Creating your own cosy home on the web.

Why you need a website (yes, you)
By @jasonmarder

This post is a version of conversations I’m increasingly having. If you are on Instagram* in any way professionally – whether that’s through brand collaborations, as a way of reaching people who might want your products or services or simply as a place to showcase and share your work – I’d love to invite you to consider stopping. Okay, maybe not stopping altogether, but perhaps rethinking how and why you share there, and to consider building something that only you own.

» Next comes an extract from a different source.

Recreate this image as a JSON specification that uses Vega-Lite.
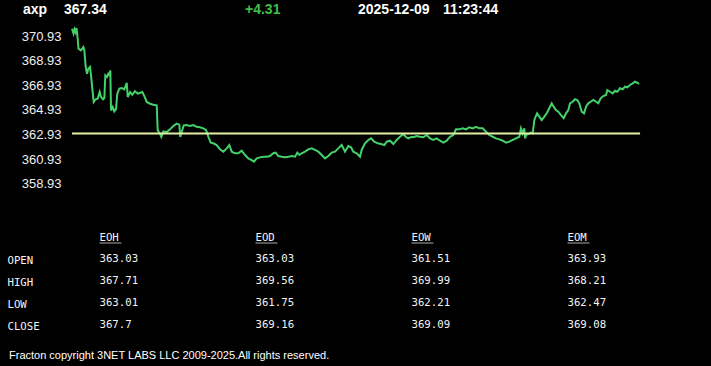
{
  "$schema": "https://vega.github.io/schema/vega-lite/v6.json",
  "width": 711,
  "height": 366,
  "padding": 0,
  "autosize": "none",
  "background": "#000000",
  "config": {"view": {"stroke": null}, "font": "Liberation Sans"},
  "datasets": {
    "price": [
      {"m":0,"v":371.52},{"m":0.3,"v":371.12},{"m":0.5,"v":371.47},{"m":0.7,"v":371.25},{"m":0.9,"v":371.58},{"m":1.1,"v":370.85},{"m":1.3,"v":369.9},{"m":1.8,"v":369.77},{"m":2.27,"v":370.04},{"m":2.47,"v":369.77},
      {"m":2.75,"v":368.42},{"m":3.01,"v":367.87},{"m":3.27,"v":368.28},{"m":3.61,"v":368.42},{"m":3.81,"v":367.74},{"m":4.07,"v":366.66},{"m":4.35,"v":365.58},{"m":4.75,"v":365.8},{"m":5.15,"v":365.85},{"m":5.55,"v":366.39},
      {"m":5.81,"v":365.98},{"m":6.22,"v":365.8},{"m":6.48,"v":365.9},{"m":6.68,"v":367.74},{"m":7.02,"v":367.61},{"m":7.28,"v":367.87},{"m":7.56,"v":367.74},{"m":7.68,"v":368.15},{"m":7.82,"v":364.9},{"m":8.16,"v":365.17},
      {"m":8.48,"v":364.82},{"m":8.82,"v":365.0},{"m":9.08,"v":366.25},{"m":9.48,"v":366.66},{"m":9.96,"v":366.71},{"m":10.49,"v":366.61},{"m":10.97,"v":367.14},{"m":11.17,"v":365.98},{"m":11.63,"v":366.39},{"m":12.09,"v":366.17},
      {"m":12.63,"v":366.45},{"m":13.17,"v":366.25},{"m":13.69,"v":366.33},{"m":14.1,"v":366.39},{"m":14.5,"v":366.06},{"m":14.98,"v":365.58},{"m":15.64,"v":365.44},{"m":16.3,"v":365.36},{"m":16.98,"v":365.31},{"m":17.18,"v":363.28},
      {"m":17.64,"v":363.01},{"m":17.9,"v":362.74},{"m":18.31,"v":363.2},{"m":18.99,"v":363.14},{"m":19.65,"v":363.36},{"m":20.31,"v":363.63},{"m":20.99,"v":363.82},{"m":21.51,"v":363.74},{"m":21.71,"v":362.74},{"m":21.99,"v":363.14},
      {"m":22.4,"v":363.68},{"m":23.0,"v":363.71},{"m":23.66,"v":363.63},{"m":24.32,"v":363.71},{"m":25.0,"v":363.57},{"m":25.66,"v":363.53},{"m":26.33,"v":363.44},{"m":26.87,"v":363.31},{"m":27.33,"v":362.76},{"m":27.81,"v":362.28},
      {"m":28.33,"v":362.23},{"m":29.01,"v":362.09},{"m":29.67,"v":361.74},{"m":30.34,"v":361.55},{"m":31.02,"v":361.82},{"m":31.54,"v":362.09},{"m":32.02,"v":361.55},{"m":32.68,"v":361.42},{"m":33.34,"v":361.42},{"m":34.02,"v":361.63},
      {"m":34.69,"v":361.28},{"m":35.35,"v":361.01},{"m":36.03,"v":360.87},{"m":36.49,"v":360.74},{"m":37.03,"v":361.01},{"m":37.69,"v":361.09},{"m":38.36,"v":361.14},{"m":39.04,"v":361.14},{"m":39.7,"v":361.2},{"m":40.36,"v":361.42},
      {"m":40.84,"v":361.47},{"m":41.36,"v":361.2},{"m":42.04,"v":361.14},{"m":42.71,"v":361.09},{"m":43.37,"v":361.14},{"m":44.05,"v":361.2},{"m":44.71,"v":361.14},{"m":45.17,"v":361.47},{"m":45.57,"v":361.28},{"m":46.05,"v":361.42},
      {"m":46.72,"v":361.55},{"m":47.38,"v":361.74},{"m":48.06,"v":361.82},{"m":48.72,"v":361.69},{"m":49.38,"v":361.55},{"m":50.06,"v":361.28},{"m":50.73,"v":361.01},{"m":51.39,"v":361.2},{"m":52.07,"v":361.47},{"m":52.73,"v":361.55},
      {"m":53.39,"v":361.82},{"m":54.07,"v":362.09},{"m":54.74,"v":361.55},{"m":55.4,"v":362.01},{"m":55.94,"v":361.9},{"m":56.4,"v":361.55},{"m":57.08,"v":361.42},{"m":57.74,"v":361.14},{"m":58.08,"v":361.69},{"m":58.75,"v":362.23},
      {"m":59.41,"v":362.5},{"m":59.95,"v":362.63},{"m":60.61,"v":362.36},{"m":61.29,"v":362.23},{"m":61.95,"v":362.17},{"m":62.62,"v":362.09},{"m":63.1,"v":362.36},{"m":63.76,"v":362.44},{"m":64.42,"v":362.17},{"m":65.1,"v":362.5},
      {"m":65.76,"v":362.76},{"m":66.43,"v":362.98},{"m":66.91,"v":362.76},{"m":67.43,"v":362.63},{"m":68.11,"v":362.76},{"m":68.43,"v":362.72},{"m":69.11,"v":362.82},{"m":69.77,"v":362.76},{"m":70.44,"v":362.72},{"m":71.12,"v":362.9},
      {"m":71.78,"v":362.63},{"m":72.44,"v":362.5},{"m":73.12,"v":362.63},{"m":73.78,"v":362.44},{"m":74.45,"v":362.28},{"m":75.12,"v":362.44},{"m":75.79,"v":362.76},{"m":76.45,"v":362.9},{"m":76.99,"v":363.36},{"m":77.65,"v":363.36},
      {"m":78.33,"v":363.44},{"m":79.0,"v":363.36},{"m":79.66,"v":363.53},{"m":80.34,"v":363.44},{"m":81.0,"v":363.57},{"m":81.66,"v":363.44},{"m":82.34,"v":363.44},{"m":83.01,"v":363.17},{"m":83.67,"v":362.9},{"m":84.35,"v":362.76},
      {"m":85.01,"v":362.63},{"m":85.67,"v":362.55},{"m":86.36,"v":362.44},{"m":87.02,"v":362.28},{"m":87.68,"v":362.36},{"m":88.36,"v":362.5},{"m":89.02,"v":362.63},{"m":89.69,"v":362.76},{"m":90.02,"v":363.44},{"m":90.36,"v":363.04},
      {"m":90.69,"v":363.44},{"m":90.86,"v":362.62},{"m":91.03,"v":362.9},{"m":91.43,"v":362.98},{"m":92.03,"v":363.09},{"m":92.37,"v":363.04},{"m":92.7,"v":364.12},{"m":93.24,"v":364.66},{"m":93.7,"v":364.39},{"m":94.18,"v":364.12},
      {"m":94.7,"v":364.39},{"m":95.24,"v":364.71},{"m":95.7,"v":365.07},{"m":96.18,"v":365.47},{"m":96.58,"v":365.2},{"m":97.04,"v":364.93},{"m":97.5,"v":364.79},{"m":98.04,"v":364.52},{"m":98.59,"v":364.26},{"m":99.05,"v":364.66},
      {"m":99.51,"v":364.93},{"m":99.85,"v":365.47},{"m":100.39,"v":365.6},{"m":100.85,"v":365.8},{"m":101.31,"v":365.74},{"m":101.71,"v":365.47},{"m":102.19,"v":364.79},{"m":102.66,"v":364.66},{"m":103.06,"v":365.2},{"m":103.52,"v":365.47},
      {"m":104.0,"v":365.6},{"m":104.52,"v":365.74},{"m":105.06,"v":365.6},{"m":105.52,"v":365.47},{"m":106.0,"v":365.88},{"m":106.53,"v":366.06},{"m":107.07,"v":366.15},{"m":107.33,"v":366.55},{"m":107.87,"v":366.41},{"m":108.41,"v":366.28},
      {"m":108.87,"v":366.49},{"m":109.33,"v":366.41},{"m":109.87,"v":366.69},{"m":110.41,"v":366.61},{"m":110.88,"v":366.82},{"m":111.34,"v":366.77},{"m":111.88,"v":366.96},{"m":112.42,"v":367.09},{"m":112.88,"v":367.22},{"m":113.34,"v":367.14},
      {"m":113.7,"v":367.04}
    ],
    "ref": [{"label": "previous close", "v": 363.03, "start": 0, "end": 113.9}],
    "cols": [{"col": "EOH"}, {"col": "EOD"}, {"col": "EOW"}, {"col": "EOM"}],
    "cells": [
      {"row": "OPEN", "col": "EOH", "value": 363.03}, {"row": "HIGH", "col": "EOH", "value": 367.71}, {"row": "LOW", "col": "EOH", "value": 363.01}, {"row": "CLOSE", "col": "EOH", "value": 367.7},
      {"row": "OPEN", "col": "EOD", "value": 363.03}, {"row": "HIGH", "col": "EOD", "value": 369.56}, {"row": "LOW", "col": "EOD", "value": 361.75}, {"row": "CLOSE", "col": "EOD", "value": 369.16},
      {"row": "OPEN", "col": "EOW", "value": 361.51}, {"row": "HIGH", "col": "EOW", "value": 369.99}, {"row": "LOW", "col": "EOW", "value": 362.21}, {"row": "CLOSE", "col": "EOW", "value": 369.09},
      {"row": "OPEN", "col": "EOM", "value": 363.93}, {"row": "HIGH", "col": "EOM", "value": 368.21}, {"row": "LOW", "col": "EOM", "value": 362.47}, {"row": "CLOSE", "col": "EOM", "value": 369.08}
    ]
  },
  "layer": [
    {
      "layer": [
        {
          "data": {"name": "price"},
          "mark": {"type": "line", "color": "#44d16a", "strokeWidth": 2},
          "encoding": {
            "x": {"field": "m", "type": "quantitative", "scale": {"domain": [-14.44, 128.12], "nice": false, "zero": false}, "axis": null},
            "y": {"field": "v", "type": "quantitative", "title": null,
              "scale": {"domain": [344.17, 373.85], "nice": false, "zero": false},
              "axis": {"values": [358.93, 360.93, 362.93, 364.93, 366.93, 368.93, 370.93], "format": ".2f", "orient": "left", "offset": -61, "labelPadding": 0, "ticks": false, "tickSize": 0, "domain": false, "grid": false, "title": null, "labelColor": "#eeeeee", "labelFont": "Liberation Sans", "labelFontSize": 13}}
          }
        },
        {
          "data": {"name": "ref"},
          "mark": {"type": "rule", "color": "#e2f0a4", "strokeWidth": 2},
          "encoding": {
            "x": {"field": "start", "type": "quantitative"},
            "x2": {"field": "end"},
            "y": {"field": "v", "type": "quantitative", "title": null}
          }
        }
      ]
    },
    {
      "layer": [
        {
          "data": {"name": "cells"},
          "mark": {"type": "text", "align": "left", "baseline": "alphabetic", "font": "DejaVu Sans Mono", "fontSize": 10.7, "color": "#f4f4f4"},
          "encoding": {
            "x": {"field": "col", "type": "nominal", "scale": {"type": "point", "domain": ["EOH", "EOD", "EOW", "EOM"], "range": [99.5, 567.5], "padding": 0}, "axis": null},
            "y": {"field": "row", "type": "nominal", "scale": {"type": "point", "domain": ["head", "OPEN", "HIGH", "LOW", "CLOSE"], "range": [240.5, 328.3], "padding": 0},
              "axis": {"values": ["OPEN", "HIGH", "LOW", "CLOSE"], "orient": "left", "offset": -7, "labelAlign": "left", "labelBaseline": "alphabetic", "labelOffset": 1.5, "labelPadding": 0, "ticks": false, "tickSize": 0, "domain": false, "grid": false, "title": null, "labelColor": "#f4f4f4", "labelFont": "DejaVu Sans Mono", "labelFontSize": 10.7}},
            "text": {"field": "value", "type": "nominal"}
          }
        },
        {
          "data": {"name": "cols"},
          "mark": {"type": "text", "align": "left", "baseline": "alphabetic", "font": "DejaVu Sans Mono", "fontSize": 10.7, "color": "#f4f4f4"},
          "encoding": {
            "x": {"field": "col", "type": "nominal"},
            "y": {"datum": "head", "type": "nominal"},
            "text": {"field": "col", "type": "nominal"}
          }
        },
        {
          "data": {"name": "cols"},
          "mark": {"type": "tick", "orient": "horizontal", "size": 22, "thickness": 1, "xOffset": 11, "yOffset": 2.5, "color": "#f4f4f4"},
          "encoding": {
            "x": {"field": "col", "type": "nominal"},
            "y": {"datum": "head", "type": "nominal"}
          }
        }
      ]
    },
    {
      "data": {"values": [{"item": "symbol", "text": "axp"}]},
      "mark": {"type": "text", "align": "left", "baseline": "alphabetic", "font": "Liberation Sans", "fontWeight": "bold", "fontSize": 14, "color": "#ffffff"},
      "encoding": {"x": {"value": 23}, "y": {"value": 14}, "text": {"field": "text"}}
    },
    {
      "data": {"values": [{"item": "last", "text": "367.34"}]},
      "mark": {"type": "text", "align": "left", "baseline": "alphabetic", "font": "Liberation Sans", "fontWeight": "bold", "fontSize": 14, "color": "#ffffff"},
      "encoding": {"x": {"value": 64}, "y": {"value": 14}, "text": {"field": "text"}}
    },
    {
      "data": {"values": [{"item": "change", "text": "+4.31"}]},
      "mark": {"type": "text", "align": "left", "baseline": "alphabetic", "font": "Liberation Sans", "fontWeight": "bold", "fontSize": 14, "color": "#3fbf4a"},
      "encoding": {"x": {"value": 245}, "y": {"value": 14}, "text": {"field": "text"}}
    },
    {
      "data": {"values": [{"item": "date", "text": "2025-12-09"}]},
      "mark": {"type": "text", "align": "left", "baseline": "alphabetic", "font": "Liberation Sans", "fontWeight": "bold", "fontSize": 14, "color": "#ffffff"},
      "encoding": {"x": {"value": 358}, "y": {"value": 14}, "text": {"field": "text"}}
    },
    {
      "data": {"values": [{"item": "time", "text": "11:23:44"}]},
      "mark": {"type": "text", "align": "left", "baseline": "alphabetic", "font": "Liberation Sans", "fontWeight": "bold", "fontSize": 14, "color": "#ffffff"},
      "encoding": {"x": {"value": 443}, "y": {"value": 14}, "text": {"field": "text"}}
    },
    {
      "data": {"values": [{"text": "Fracton copyright 3NET LABS LLC 2009-2025.All rights reserved."}]},
      "mark": {"type": "text", "align": "left", "baseline": "alphabetic", "font": "Liberation Sans", "fontSize": 11, "color": "#ffffff"},
      "encoding": {"x": {"value": 9}, "y": {"value": 359}, "text": {"field": "text"}}
    }
  ],
  "resolve": {"scale": {"x": "independent", "y": "independent"}}
}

As someone who recently collated their many online selves into one spot, it left me all too aware of what a walled garden Instagram is, and how dangerous that can be, if you use it professionally in any way. 

So, if you regularly:

  • Save Instagram highlights to collate useful, informative or inspiring content
  • Share reels with recipes, travel tips, round ups
  • Share thoughts, insights, snippets from your professional life
  • Make money from the content your create

You should seriously consider creating your very own home on the web. 

Why? 

  • Because the merciless algorithm that controls the flow of eyeballs to your posts, reels and stories can change at any minute, and could stem that flow to a trickle, leaving you with no way of reaching the people who want to hear from you. 
  • Because Instagram doesn’t make it easy to export all the content you have created and import it into something else. For example, it took me less than ten minutes to import 15+ years of blog posts from Wordpress to Ghost – links, images, tags, everything. It's been so lovely to easily dip back into old posts, and I'm glad I have them. Not to be a total downer, but if you were hacked or mistakenly locked out of your Instagram tomorrow – which has happened to so many people – Instagram wouldn't owe you getting your content back.
  • Because not having all your eggs in one basket also makes it easier to dip a toe in other platforms when and if it takes your fancy. More than anything, platforms like Instagram want to keep you there; to paraphrase this (excellent) post on why Spotify is failing: Instagram does not want you to have a relationship with your followers. Instagram wants your followers to have a relationship with Instagram.

Their house, their rules

While I have loved Instagram as a place to follow inspiring creators and friends (and will keep doing that), if you are using it for work, you are effectively working for Instagram, for free. It wouldn’t be able to generate billions of ad revenue (some of it decidedly dodgy) if you weren’t uploading your content. In exchange for your free content, Instagram may or may not direct eyeballs your way. But only if you keep creating content, more frequently their (very specific) way, on their terms.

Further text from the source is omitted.